◆ INFORMATION SHOWN:

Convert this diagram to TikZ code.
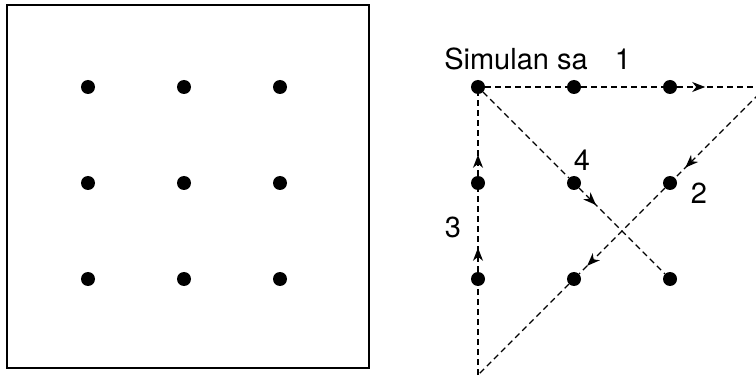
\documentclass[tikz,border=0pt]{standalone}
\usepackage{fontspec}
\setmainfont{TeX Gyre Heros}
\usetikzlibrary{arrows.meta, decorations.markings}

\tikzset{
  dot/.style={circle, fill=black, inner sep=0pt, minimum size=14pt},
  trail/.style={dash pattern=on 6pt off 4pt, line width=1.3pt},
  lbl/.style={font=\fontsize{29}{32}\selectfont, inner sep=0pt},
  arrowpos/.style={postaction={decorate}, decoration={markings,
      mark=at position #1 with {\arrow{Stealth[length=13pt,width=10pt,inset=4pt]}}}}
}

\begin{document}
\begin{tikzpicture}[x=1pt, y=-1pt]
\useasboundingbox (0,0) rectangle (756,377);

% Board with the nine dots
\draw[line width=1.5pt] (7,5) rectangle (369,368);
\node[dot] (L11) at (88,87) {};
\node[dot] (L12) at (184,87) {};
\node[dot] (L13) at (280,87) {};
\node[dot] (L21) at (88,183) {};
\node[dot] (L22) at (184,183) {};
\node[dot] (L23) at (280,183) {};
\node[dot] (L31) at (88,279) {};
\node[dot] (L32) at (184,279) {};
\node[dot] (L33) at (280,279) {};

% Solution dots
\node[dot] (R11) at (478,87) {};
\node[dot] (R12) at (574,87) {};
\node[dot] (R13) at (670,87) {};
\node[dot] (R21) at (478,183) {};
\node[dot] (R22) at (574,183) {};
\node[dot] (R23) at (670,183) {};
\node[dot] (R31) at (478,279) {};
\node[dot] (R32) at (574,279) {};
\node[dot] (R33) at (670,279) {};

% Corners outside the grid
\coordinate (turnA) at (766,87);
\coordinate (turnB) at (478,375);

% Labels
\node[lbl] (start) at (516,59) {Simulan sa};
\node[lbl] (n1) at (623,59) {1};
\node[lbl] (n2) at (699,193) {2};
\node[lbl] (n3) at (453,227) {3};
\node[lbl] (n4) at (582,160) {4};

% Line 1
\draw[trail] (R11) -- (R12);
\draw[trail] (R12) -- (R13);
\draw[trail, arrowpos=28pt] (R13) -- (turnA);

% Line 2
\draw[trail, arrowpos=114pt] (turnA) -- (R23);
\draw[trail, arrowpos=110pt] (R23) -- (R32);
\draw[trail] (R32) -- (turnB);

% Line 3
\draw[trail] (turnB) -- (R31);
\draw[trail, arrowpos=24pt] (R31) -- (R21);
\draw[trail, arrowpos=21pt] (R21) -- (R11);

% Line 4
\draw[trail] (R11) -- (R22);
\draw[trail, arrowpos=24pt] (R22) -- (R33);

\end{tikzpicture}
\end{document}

◆ DIRECTION: Reproduce the whole listing above word for word, but not its pictures.

◆ SOLUTION:
Convert this diagram to TikZ code.
\documentclass[tikz,border=0pt]{standalone}
\usepackage{fontspec}
\setmainfont{TeX Gyre Heros}
\usetikzlibrary{arrows.meta, decorations.markings}

\tikzset{
  dot/.style={circle, fill=black, inner sep=0pt, minimum size=14pt},
  trail/.style={dash pattern=on 6pt off 4pt, line width=1.3pt},
  lbl/.style={font=\fontsize{29}{32}\selectfont, inner sep=0pt},
  arrowpos/.style={postaction={decorate}, decoration={markings,
      mark=at position #1 with {\arrow{Stealth[length=13pt,width=10pt,inset=4pt]}}}}
}

\begin{document}
\begin{tikzpicture}[x=1pt, y=-1pt]
\useasboundingbox (0,0) rectangle (756,377);

% Board with the nine dots
\draw[line width=1.5pt] (7,5) rectangle (369,368);
\node[dot] (L11) at (88,87) {};
\node[dot] (L12) at (184,87) {};
\node[dot] (L13) at (280,87) {};
\node[dot] (L21) at (88,183) {};
\node[dot] (L22) at (184,183) {};
\node[dot] (L23) at (280,183) {};
\node[dot] (L31) at (88,279) {};
\node[dot] (L32) at (184,279) {};
\node[dot] (L33) at (280,279) {};

% Solution dots
\node[dot] (R11) at (478,87) {};
\node[dot] (R12) at (574,87) {};
\node[dot] (R13) at (670,87) {};
\node[dot] (R21) at (478,183) {};
\node[dot] (R22) at (574,183) {};
\node[dot] (R23) at (670,183) {};
\node[dot] (R31) at (478,279) {};
\node[dot] (R32) at (574,279) {};
\node[dot] (R33) at (670,279) {};

% Corners outside the grid
\coordinate (turnA) at (766,87);
\coordinate (turnB) at (478,375);

% Labels
\node[lbl] (start) at (516,59) {Simulan sa};
\node[lbl] (n1) at (623,59) {1};
\node[lbl] (n2) at (699,193) {2};
\node[lbl] (n3) at (453,227) {3};
\node[lbl] (n4) at (582,160) {4};

% Line 1
\draw[trail] (R11) -- (R12);
\draw[trail] (R12) -- (R13);
\draw[trail, arrowpos=28pt] (R13) -- (turnA);

% Line 2
\draw[trail, arrowpos=114pt] (turnA) -- (R23);
\draw[trail, arrowpos=110pt] (R23) -- (R32);
\draw[trail] (R32) -- (turnB);

% Line 3
\draw[trail] (turnB) -- (R31);
\draw[trail, arrowpos=24pt] (R31) -- (R21);
\draw[trail, arrowpos=21pt] (R21) -- (R11);

% Line 4
\draw[trail] (R11) -- (R22);
\draw[trail, arrowpos=24pt] (R22) -- (R33);

\end{tikzpicture}
\end{document}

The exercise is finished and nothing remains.